● **GIVEN PROBLEM**: Spot each line that carries the word "with"; copy those lines.

● **PROVIDED RECORDS**:
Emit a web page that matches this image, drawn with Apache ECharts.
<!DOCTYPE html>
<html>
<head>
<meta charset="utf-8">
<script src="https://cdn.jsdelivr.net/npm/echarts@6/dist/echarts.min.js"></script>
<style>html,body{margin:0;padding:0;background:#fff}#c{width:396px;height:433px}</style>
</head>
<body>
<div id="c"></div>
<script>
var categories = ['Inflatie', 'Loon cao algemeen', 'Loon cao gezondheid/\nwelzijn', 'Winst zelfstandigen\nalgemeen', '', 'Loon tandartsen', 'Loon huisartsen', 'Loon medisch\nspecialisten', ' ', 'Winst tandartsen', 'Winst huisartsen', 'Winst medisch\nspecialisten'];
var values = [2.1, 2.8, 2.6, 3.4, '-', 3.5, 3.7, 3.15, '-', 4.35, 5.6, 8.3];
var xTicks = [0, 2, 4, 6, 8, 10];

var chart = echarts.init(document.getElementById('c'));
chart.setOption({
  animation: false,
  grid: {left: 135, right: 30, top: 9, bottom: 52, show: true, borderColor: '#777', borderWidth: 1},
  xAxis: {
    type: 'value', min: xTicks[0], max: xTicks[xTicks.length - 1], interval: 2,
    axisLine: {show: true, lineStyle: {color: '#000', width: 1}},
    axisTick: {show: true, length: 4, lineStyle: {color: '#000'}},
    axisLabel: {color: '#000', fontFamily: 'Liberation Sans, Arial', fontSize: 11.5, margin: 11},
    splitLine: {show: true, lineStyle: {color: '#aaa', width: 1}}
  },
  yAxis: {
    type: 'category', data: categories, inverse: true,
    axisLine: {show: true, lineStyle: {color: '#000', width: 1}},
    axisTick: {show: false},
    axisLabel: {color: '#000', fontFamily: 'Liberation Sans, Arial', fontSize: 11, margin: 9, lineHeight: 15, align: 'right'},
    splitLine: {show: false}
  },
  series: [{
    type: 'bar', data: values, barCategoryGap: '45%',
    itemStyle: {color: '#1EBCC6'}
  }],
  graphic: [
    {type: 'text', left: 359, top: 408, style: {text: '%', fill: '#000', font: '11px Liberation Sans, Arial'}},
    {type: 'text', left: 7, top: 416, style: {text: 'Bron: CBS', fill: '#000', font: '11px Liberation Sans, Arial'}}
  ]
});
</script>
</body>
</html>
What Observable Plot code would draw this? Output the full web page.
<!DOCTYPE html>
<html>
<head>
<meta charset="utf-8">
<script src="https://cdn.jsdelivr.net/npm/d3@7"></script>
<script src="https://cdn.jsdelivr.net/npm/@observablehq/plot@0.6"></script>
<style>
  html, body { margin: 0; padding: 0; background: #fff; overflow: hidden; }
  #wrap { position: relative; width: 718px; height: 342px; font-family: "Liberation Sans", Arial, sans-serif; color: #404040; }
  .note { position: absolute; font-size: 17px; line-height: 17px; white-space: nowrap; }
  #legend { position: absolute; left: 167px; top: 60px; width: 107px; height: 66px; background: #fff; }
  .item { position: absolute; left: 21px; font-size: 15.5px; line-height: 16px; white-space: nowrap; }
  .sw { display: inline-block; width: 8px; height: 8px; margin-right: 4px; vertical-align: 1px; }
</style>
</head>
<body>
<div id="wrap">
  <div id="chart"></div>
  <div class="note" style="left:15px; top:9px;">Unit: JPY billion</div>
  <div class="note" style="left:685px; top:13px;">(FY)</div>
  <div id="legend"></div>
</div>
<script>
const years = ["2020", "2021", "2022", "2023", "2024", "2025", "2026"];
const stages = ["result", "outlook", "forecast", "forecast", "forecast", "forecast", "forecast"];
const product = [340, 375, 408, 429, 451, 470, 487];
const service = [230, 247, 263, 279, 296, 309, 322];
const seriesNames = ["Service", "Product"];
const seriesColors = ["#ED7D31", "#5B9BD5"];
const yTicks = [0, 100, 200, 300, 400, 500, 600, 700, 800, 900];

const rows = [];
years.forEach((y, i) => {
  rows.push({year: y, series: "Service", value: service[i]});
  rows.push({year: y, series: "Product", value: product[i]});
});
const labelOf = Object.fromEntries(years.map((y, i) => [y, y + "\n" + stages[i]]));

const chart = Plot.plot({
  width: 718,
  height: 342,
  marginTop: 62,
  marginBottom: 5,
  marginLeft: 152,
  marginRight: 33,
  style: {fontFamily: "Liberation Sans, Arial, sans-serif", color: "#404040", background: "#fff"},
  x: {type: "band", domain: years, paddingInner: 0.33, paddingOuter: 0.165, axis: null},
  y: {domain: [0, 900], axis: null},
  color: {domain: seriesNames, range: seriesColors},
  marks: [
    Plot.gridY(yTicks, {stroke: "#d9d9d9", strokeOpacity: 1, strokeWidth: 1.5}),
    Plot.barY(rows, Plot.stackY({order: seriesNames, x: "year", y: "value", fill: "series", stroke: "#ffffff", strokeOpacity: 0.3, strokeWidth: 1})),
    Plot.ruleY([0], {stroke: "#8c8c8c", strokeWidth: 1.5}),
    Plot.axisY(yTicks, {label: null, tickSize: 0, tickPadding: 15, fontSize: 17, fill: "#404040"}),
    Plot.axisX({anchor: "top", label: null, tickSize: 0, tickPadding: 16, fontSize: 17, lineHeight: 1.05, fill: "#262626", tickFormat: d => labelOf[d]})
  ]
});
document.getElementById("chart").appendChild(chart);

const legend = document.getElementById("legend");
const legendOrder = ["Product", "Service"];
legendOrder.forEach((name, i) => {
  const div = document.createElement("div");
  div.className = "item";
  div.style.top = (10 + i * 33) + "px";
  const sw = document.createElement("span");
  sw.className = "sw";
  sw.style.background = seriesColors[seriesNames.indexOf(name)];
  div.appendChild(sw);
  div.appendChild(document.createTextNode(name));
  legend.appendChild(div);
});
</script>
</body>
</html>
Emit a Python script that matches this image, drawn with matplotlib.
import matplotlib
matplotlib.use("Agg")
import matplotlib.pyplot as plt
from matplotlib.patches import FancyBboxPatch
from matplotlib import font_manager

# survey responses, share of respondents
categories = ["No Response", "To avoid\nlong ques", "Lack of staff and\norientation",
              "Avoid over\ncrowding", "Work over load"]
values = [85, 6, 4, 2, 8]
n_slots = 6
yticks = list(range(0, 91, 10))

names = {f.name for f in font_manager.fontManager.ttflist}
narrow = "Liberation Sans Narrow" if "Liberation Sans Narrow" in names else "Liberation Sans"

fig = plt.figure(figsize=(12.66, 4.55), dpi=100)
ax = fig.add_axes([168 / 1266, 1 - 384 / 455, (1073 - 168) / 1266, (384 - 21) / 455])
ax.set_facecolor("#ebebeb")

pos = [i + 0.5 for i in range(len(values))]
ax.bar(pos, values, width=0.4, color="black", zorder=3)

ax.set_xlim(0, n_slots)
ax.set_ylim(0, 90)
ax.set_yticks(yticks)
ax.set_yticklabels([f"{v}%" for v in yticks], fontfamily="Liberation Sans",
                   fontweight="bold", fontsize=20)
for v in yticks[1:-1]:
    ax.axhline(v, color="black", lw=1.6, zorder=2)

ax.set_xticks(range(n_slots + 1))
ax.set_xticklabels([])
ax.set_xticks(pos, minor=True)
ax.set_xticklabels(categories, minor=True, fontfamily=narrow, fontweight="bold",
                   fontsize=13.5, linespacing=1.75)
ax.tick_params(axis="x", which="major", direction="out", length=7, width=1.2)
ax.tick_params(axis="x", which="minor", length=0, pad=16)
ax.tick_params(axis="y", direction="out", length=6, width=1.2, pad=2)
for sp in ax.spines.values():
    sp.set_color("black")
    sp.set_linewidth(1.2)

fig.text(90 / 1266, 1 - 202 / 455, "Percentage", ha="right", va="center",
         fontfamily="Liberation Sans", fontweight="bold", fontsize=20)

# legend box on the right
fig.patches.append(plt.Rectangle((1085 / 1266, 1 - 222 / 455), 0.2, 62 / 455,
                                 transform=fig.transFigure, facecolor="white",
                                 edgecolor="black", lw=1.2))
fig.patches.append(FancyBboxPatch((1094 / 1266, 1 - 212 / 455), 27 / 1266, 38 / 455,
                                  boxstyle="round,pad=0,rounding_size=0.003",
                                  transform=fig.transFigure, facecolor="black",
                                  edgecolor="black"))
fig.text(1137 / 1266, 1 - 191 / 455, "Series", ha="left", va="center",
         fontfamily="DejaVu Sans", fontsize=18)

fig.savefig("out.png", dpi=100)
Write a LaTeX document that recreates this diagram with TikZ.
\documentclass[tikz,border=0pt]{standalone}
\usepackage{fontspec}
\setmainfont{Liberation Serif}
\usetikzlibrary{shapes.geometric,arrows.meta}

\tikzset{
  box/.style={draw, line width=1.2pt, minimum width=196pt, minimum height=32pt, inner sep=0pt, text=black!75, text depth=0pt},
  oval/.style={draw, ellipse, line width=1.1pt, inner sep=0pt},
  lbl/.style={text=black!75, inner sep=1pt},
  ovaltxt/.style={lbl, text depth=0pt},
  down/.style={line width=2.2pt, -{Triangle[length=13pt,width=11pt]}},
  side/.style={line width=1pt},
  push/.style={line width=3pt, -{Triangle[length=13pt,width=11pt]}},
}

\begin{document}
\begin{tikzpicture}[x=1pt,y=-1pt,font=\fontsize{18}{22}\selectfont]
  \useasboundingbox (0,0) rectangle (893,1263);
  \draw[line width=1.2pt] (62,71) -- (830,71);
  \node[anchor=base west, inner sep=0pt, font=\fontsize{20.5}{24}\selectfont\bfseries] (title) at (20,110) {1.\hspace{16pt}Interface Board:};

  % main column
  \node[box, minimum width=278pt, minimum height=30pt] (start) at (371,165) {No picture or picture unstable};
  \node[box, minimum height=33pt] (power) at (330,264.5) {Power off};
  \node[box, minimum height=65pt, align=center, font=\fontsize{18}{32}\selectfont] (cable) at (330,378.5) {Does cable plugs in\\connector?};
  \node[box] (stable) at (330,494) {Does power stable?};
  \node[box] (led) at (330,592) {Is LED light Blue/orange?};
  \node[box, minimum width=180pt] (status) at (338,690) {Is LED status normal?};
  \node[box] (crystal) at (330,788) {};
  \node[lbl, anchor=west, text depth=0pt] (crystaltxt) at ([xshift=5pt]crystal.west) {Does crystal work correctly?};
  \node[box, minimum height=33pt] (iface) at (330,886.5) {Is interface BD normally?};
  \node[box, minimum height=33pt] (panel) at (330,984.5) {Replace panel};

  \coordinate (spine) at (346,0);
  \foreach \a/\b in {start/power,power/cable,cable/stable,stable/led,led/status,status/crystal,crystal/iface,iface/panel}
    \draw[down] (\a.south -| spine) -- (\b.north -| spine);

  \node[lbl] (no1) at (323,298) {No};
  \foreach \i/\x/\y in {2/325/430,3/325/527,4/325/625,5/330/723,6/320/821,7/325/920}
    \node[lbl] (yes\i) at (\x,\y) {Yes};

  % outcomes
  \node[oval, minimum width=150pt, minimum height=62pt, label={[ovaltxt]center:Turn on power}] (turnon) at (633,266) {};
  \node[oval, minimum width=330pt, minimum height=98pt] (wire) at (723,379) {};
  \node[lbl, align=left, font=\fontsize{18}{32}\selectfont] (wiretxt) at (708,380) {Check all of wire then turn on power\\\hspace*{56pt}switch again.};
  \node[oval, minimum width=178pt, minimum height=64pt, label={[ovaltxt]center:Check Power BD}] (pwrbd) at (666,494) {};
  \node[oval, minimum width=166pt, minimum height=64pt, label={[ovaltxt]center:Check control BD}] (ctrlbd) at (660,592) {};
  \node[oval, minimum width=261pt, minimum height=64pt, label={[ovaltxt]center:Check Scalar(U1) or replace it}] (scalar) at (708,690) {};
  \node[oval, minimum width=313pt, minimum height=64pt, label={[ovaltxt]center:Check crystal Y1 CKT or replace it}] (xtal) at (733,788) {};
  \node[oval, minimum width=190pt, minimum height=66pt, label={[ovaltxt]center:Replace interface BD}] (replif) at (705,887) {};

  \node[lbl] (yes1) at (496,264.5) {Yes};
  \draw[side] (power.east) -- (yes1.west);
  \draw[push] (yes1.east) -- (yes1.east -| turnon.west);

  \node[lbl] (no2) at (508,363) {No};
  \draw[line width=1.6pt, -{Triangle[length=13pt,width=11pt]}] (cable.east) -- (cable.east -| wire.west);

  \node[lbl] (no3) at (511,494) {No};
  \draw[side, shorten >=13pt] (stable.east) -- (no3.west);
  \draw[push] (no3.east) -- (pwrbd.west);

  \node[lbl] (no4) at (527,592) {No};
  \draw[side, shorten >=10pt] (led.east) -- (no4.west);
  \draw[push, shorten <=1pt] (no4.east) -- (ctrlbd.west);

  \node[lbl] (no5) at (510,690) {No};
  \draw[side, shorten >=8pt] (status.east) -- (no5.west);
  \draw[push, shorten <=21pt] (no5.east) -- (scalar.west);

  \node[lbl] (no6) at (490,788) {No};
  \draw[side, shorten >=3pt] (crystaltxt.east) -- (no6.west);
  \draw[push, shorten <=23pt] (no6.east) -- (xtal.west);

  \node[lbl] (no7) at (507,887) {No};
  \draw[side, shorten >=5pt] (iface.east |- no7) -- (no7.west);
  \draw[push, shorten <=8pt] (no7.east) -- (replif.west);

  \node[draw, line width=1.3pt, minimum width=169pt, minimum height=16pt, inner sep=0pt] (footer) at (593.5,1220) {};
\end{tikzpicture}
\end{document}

● **EXERCISE RESULT**:
Emit a web page that matches this image, drawn with Apache ECharts.
Emit a Python script that matches this image, drawn with matplotlib.
Write a LaTeX document that recreates this diagram with TikZ.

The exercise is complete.